She watched with pleasure the departure of her uncle, and impatiently called the tailor who was responsible for the dolls. She had some fault to find with each of them: one model had the skirt too long, in another the colour was hideous, the gold lacing of a third did not please her. These objections were taken at random, for she was far too overwrought to consider or even notice the details of the beautiful little dresses.
When the man had bowed himself out with his small gallows full of puppets, Anne sank into one of the deep chairs of blue-and-yellow velvet; her back ached from standing, her head throbbed, her heavy gown dragged at her shoulders, she had not slept for several nights and her whole feeble body was fatigued, but she would spare neither herself nor those who had to please her humour.
Gowns, petticoats, mantles, caps, hoods, gloves, shoes, jewels, every ornament or trinket luxury could devise was brought before her for her inspection. She had been most extravagant in her purchases, and it was already said that when her debts and the feasts had been paid, there would not be anything left of the hundred thousand thalers that formed her dowry. Her thin, feverish fingers handled the brocades and velvets, the silks and lawns, the girdles and chains with a kind of eager energy, as if these things were so many weapons she was piling up against fate.
And so unconsciously she regarded them, she meant to be the grandest lady at the Court of the Regent; her whole small soul was centred on this childish ambition and had no room for any other emotion save a fierce, jealous, but inchoate desire that her brilliant husband should love her. She thought all this bravery would help her accomplish both ends, and therefore devoted all her passionate interest to these splendours of silvered silk, Venetian velvet, cloaks of miniver and red fox, skirts of many coloured brocade, doeskin fringed gloves and shoes sewn with gold thread.

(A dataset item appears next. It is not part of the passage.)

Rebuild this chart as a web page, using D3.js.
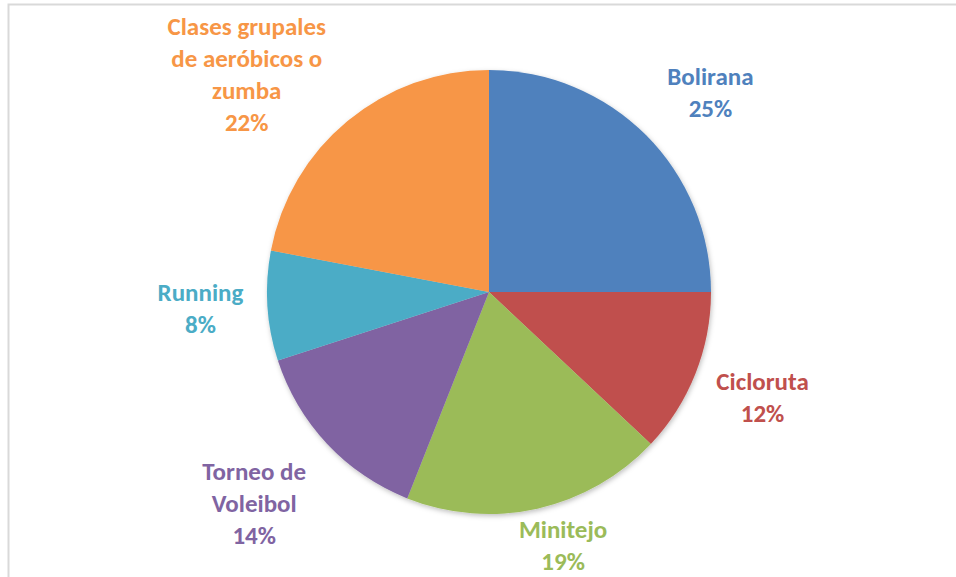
<!DOCTYPE html>
<html>
<head>
<meta charset="utf-8">
<script src="https://cdn.jsdelivr.net/npm/d3@7"></script>
<style>
  body { margin: 0; background: #fff; }
  svg { display: block; }
  .lbl { font-family: Carlito, Lato, "Open Sans", sans-serif; font-weight: bold; font-size: 25px; }
</style>
</head>
<body>
<div id="chart"></div>
<script>
// slice data, clockwise from 12 o'clock
const categories = ["Bolirana", "Cicloruta", "Minitejo", "Torneo de Voleibol", "Running", "Clases grupales de aeróbicos o zumba"];
const values = [25, 12, 19, 14, 8, 22];
const colors = ["#4F81BD", "#C0504D", "#9BBB59", "#8064A2", "#4BACC6", "#F79646"];
// how each label wraps
const labelLines = [["Bolirana"], ["Cicloruta"], ["Minitejo"], ["Torneo de", "Voleibol"], ["Running"], ["Clases grupales", "de aeróbicos o", "zumba"]];

const width = 956, height = 577;
const cx = 489, cy = 292, radius = 222;

const svg = d3.select("#chart").append("svg")
    .attr("width", width)
    .attr("height", height);

// chart area border (only top and left are visible in the crop)
svg.append("path")
   .attr("d", "M8.5," + height + "V4.5H" + width)
   .attr("fill", "none")
   .attr("stroke", "#d9d9d9")
   .attr("stroke-width", 2);

const defs = svg.append("defs");
const shadow = defs.append("filter").attr("id", "shadow")
    .attr("x", "-10%").attr("y", "-10%").attr("width", "120%").attr("height", "120%");
shadow.append("feDropShadow")
      .attr("dx", 1).attr("dy", 2).attr("stdDeviation", 2.5)
      .attr("flood-color", "#000").attr("flood-opacity", 0.25);

const data = categories.map((c, i) => ({ name: c, value: values[i], color: colors[i], lines: labelLines[i] }));

const pie = d3.pie().value(d => d.value).sort(null);
const arcs = pie(data);

const arc = d3.arc().innerRadius(0).outerRadius(radius);

const g = svg.append("g").attr("transform", "translate(" + cx + "," + cy + ")");

g.append("g").attr("filter", "url(#shadow)")
 .selectAll("path")
 .data(arcs)
 .enter().append("path")
 .attr("d", arc)
 .attr("fill", d => d.data.color);

// labels sit outside the pie, best-fit style
const labelRadius = [298, 293, 264, 316, 289, 326];
const labelAngle = [48, 111, 163.7, 228, 266.8, 312]; // degrees clockwise from top, nudged like Excel's best fit
const lineHeight = 32;

arcs.forEach((d, i) => {
    const a = labelAngle[i] * Math.PI / 180;
    const r = labelRadius[i];
    const x = r * Math.sin(a), y = -r * Math.cos(a);
    const lines = d.data.lines.concat([Math.round(d.data.value) + "%"]);
    const t = g.append("text")
        .attr("class", "lbl")
        .attr("fill", d.data.color)
        .attr("text-anchor", "middle")
        .attr("x", x)
        .attr("y", y - (lines.length - 1) * lineHeight / 2);
    lines.forEach((l, j) => {
        t.append("tspan")
         .attr("x", x)
         .attr("dy", j == 0 ? "0.35em" : lineHeight)
         .text(l);
    });
});
</script>
</body>
</html>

At last her weakness could endure no more; with an hysteric petulance that bordered on tears she dismissed every one, and, taking the arm of her favourite waiting-woman, she limped through the bowing ranks of tailors, jewellers, and sewing-maids into her inner and private chamber.

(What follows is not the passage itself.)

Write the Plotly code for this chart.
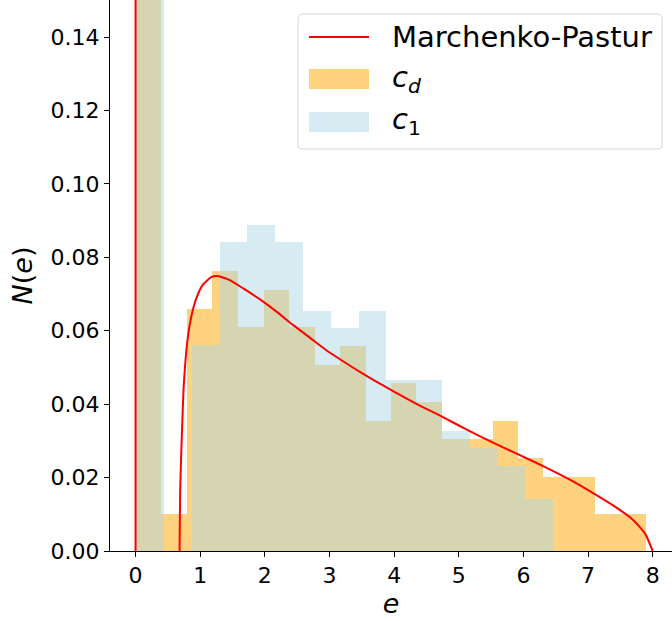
import plotly.graph_objects as go

# ---- data ----
cd_edges = [0.01, 0.40, 0.80, 1.19, 1.59, 1.98, 2.37, 2.77, 3.16, 3.56, 3.95,
            4.34, 4.74, 5.13, 5.53, 5.92, 6.31, 6.71, 7.10, 7.50, 7.89]
cd_density = [1.78, 0.0101, 0.0659, 0.0763, 0.0610, 0.0711, 0.0610, 0.0507, 0.0558, 0.0354,
              0.0457, 0.0406, 0.0305, 0.0305, 0.0354, 0.0254, 0.0202, 0.0202, 0.0101, 0.0101]

c1_edges = [0.01, 0.44, 0.87, 1.30, 1.73, 2.16, 2.59, 3.02, 3.45, 3.88, 4.31,
            4.74, 5.17, 5.60, 6.03, 6.46]
c1_density = [1.64, 0.0, 0.0561, 0.0841, 0.0888, 0.0841, 0.0654, 0.0608, 0.0654, 0.0466,
              0.0466, 0.0327, 0.0281, 0.0232, 0.0141]

mp_x = [0, 0, None, 0.681, 0.69, 0.707, 0.748, 0.81, 0.862, 0.94, 1.04, 1.17, 1.27, 1.455,
        1.66, 1.92, 2.18, 2.435, 2.69, 2.95, 3.21, 3.47, 3.73, 3.93, 4.09, 4.35, 4.74, 5.13,
        5.53, 5.92, 6.32, 6.71, 7.11, 7.49, 7.70, 7.88, 8.0]
mp_y = [1.0, 0, None, 0, 0.016, 0.0266, 0.0457, 0.0584, 0.0638, 0.0688, 0.0725, 0.0746, 0.0749,
        0.0738, 0.0716, 0.0686, 0.0652, 0.0616, 0.0582, 0.0547, 0.0517, 0.0488, 0.0461, 0.0441,
        0.0425, 0.0400, 0.0366, 0.0330, 0.0295, 0.0263, 0.0230, 0.0195, 0.0154, 0.0112, 0.0084,
        0.0048, 0]

x_ticks = [0, 1, 2, 3, 4, 5, 6, 7, 8]
y_ticks = [0.00, 0.02, 0.04, 0.06, 0.08, 0.10, 0.12, 0.14]

legend_labels = ["Marchenko-Pastur", "<i>c</i><sub><i>d</i></sub>", "<i>c</i><sub>1</sub>"]

RED = "red"
ORANGE = "rgba(255,165,0,0.5)"
BLUE = "rgba(173,216,230,0.5)"
FONT = "DejaVu Sans"

W, H = 672, 621
ML, MR, MT, MB = 110, 0, 0, 70
PW, PH = W - ML - MR, H - MT - MB


def centers_widths(edges):
    c = [(a + b) / 2 for a, b in zip(edges[:-1], edges[1:])]
    w = [b - a for a, b in zip(edges[:-1], edges[1:])]
    return c, w


def px(xp):  # pixel -> paper x
    return (xp - ML) / PW


def py(yp):  # pixel -> paper y
    return 1 - (yp - MT) / PH


fig = go.Figure()

cx, cw = centers_widths(cd_edges)
fig.add_trace(go.Bar(x=cx, y=cd_density, width=cw, name=legend_labels[1],
                     marker=dict(color=ORANGE, line=dict(width=0)), showlegend=False))
bx, bw = centers_widths(c1_edges)
fig.add_trace(go.Bar(x=bx, y=c1_density, width=bw, name=legend_labels[2],
                     marker=dict(color=BLUE, line=dict(width=0)), showlegend=False))
fig.add_trace(go.Scatter(x=mp_x, y=mp_y, mode="lines", name=legend_labels[0],
                         line=dict(color=RED, width=2, shape="spline", smoothing=0.5),
                         connectgaps=False, showlegend=False))

# ---- legend drawn as shapes + text (matplotlib style) ----
x0, x1, y0, y1, r = 298, 662, 14, 149, 4
path = (f"M {px(x0+r)},{py(y0)} L {px(x1-r)},{py(y0)} Q {px(x1)},{py(y0)} {px(x1)},{py(y0+r)} "
        f"L {px(x1)},{py(y1-r)} Q {px(x1)},{py(y1)} {px(x1-r)},{py(y1)} "
        f"L {px(x0+r)},{py(y1)} Q {px(x0)},{py(y1)} {px(x0)},{py(y1-r)} "
        f"L {px(x0)},{py(y0+r)} Q {px(x0)},{py(y0)} {px(x0+r)},{py(y0)} Z")
shapes = [dict(type="path", xref="paper", yref="paper", path=path,
               fillcolor="rgba(255,255,255,0.8)", line=dict(color="#d6d6d6", width=1)),
          dict(type="line", xref="paper", yref="paper", x0=px(309), x1=px(369),
               y0=py(37), y1=py(37), line=dict(color=RED, width=2)),
          dict(type="rect", xref="paper", yref="paper", x0=px(309), x1=px(369),
               y0=py(89), y1=py(69), fillcolor=ORANGE, line=dict(width=0)),
          dict(type="rect", xref="paper", yref="paper", x0=px(309), x1=px(369),
               y0=py(132), y1=py(112), fillcolor=BLUE, line=dict(width=0))]
annotations = []
for lab, yc in zip(legend_labels, [37, 79, 121]):
    annotations.append(dict(xref="paper", yref="paper", x=px(390), y=py(yc), text=lab,
                            showarrow=False, xanchor="left", yanchor="middle",
                            font=dict(family=FONT, size=29, color="black")))

fig.update_layout(
    width=W, height=H,
    margin=dict(l=ML, r=MR, t=MT, b=MB),
    paper_bgcolor="white", plot_bgcolor="white",
    barmode="overlay", bargap=0,
    font=dict(family=FONT, color="black", size=22),
    shapes=shapes, annotations=annotations, showlegend=False,
)
fig.update_xaxes(range=[-0.395, 8.298], tickmode="array", tickvals=x_ticks,
                 ticks="outside", ticklen=5, tickwidth=1, tickcolor="black",
                 showline=True, linecolor="black", linewidth=1, showgrid=False, zeroline=False,
                 tickfont=dict(size=22), automargin=False,
                 title=dict(text="<i>e</i>", font=dict(size=27), standoff=2))
fig.update_yaxes(range=[0, 0.1501], tickmode="array", tickvals=y_ticks, tickformat=".2f",
                 ticks="outside", ticklen=5, tickwidth=1, tickcolor="black",
                 showline=True, linecolor="black", linewidth=1, showgrid=False, zeroline=False,
                 tickfont=dict(size=22), automargin=False,
                 title=dict(text="<i>N</i>(<i>e</i>)", font=dict(size=27), standoff=10))

fig.write_html("out.html", config={"displayModeBar": False},
               post_script="document.body.style.margin='0';document.body.style.padding='0';")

There she dropped into the cushion-piled chair near the window that stood open on the sunshine, and so sat, looking huddled and dwarfish, her right hand, sparkling with the hard brilliance of an emerald ring, supporting her aching head, her feet resting on a great footstool, her knees drawn up.
The waiting-woman stood at the end of the huge crimson-curtained bed, waiting the pleasure of her mistress.
She was a tall girl, subdued, quiet, patient—qualities to which she owned the dangerous favour of capricious Anne's preference. Her father had served under the Elector Maurice, but returning to his native city, Ghent in the Netherlands, he had been executed as a heretic under the rule of the late Regent, and his entire property confiscated. His wife had fled with her child to the Saxon Court, where she had soon after died of her miseries, leaving her daughter under the protection of the Electress.
Such was the short, sad experience of Rénèe le Meung, which had left her reliant, reserved, self-effacing, humble, but passionately attached to the faith for which her parents and her happiness had been sacrificed, and of an earnest gravity beyond her years.
She endured the whims and caprices, the tempers and tyrannies of Anne with more than the usual submission of the dependant, and her lack of vanity and her indifference made her a foil that was precious to the arrogance of her mistress.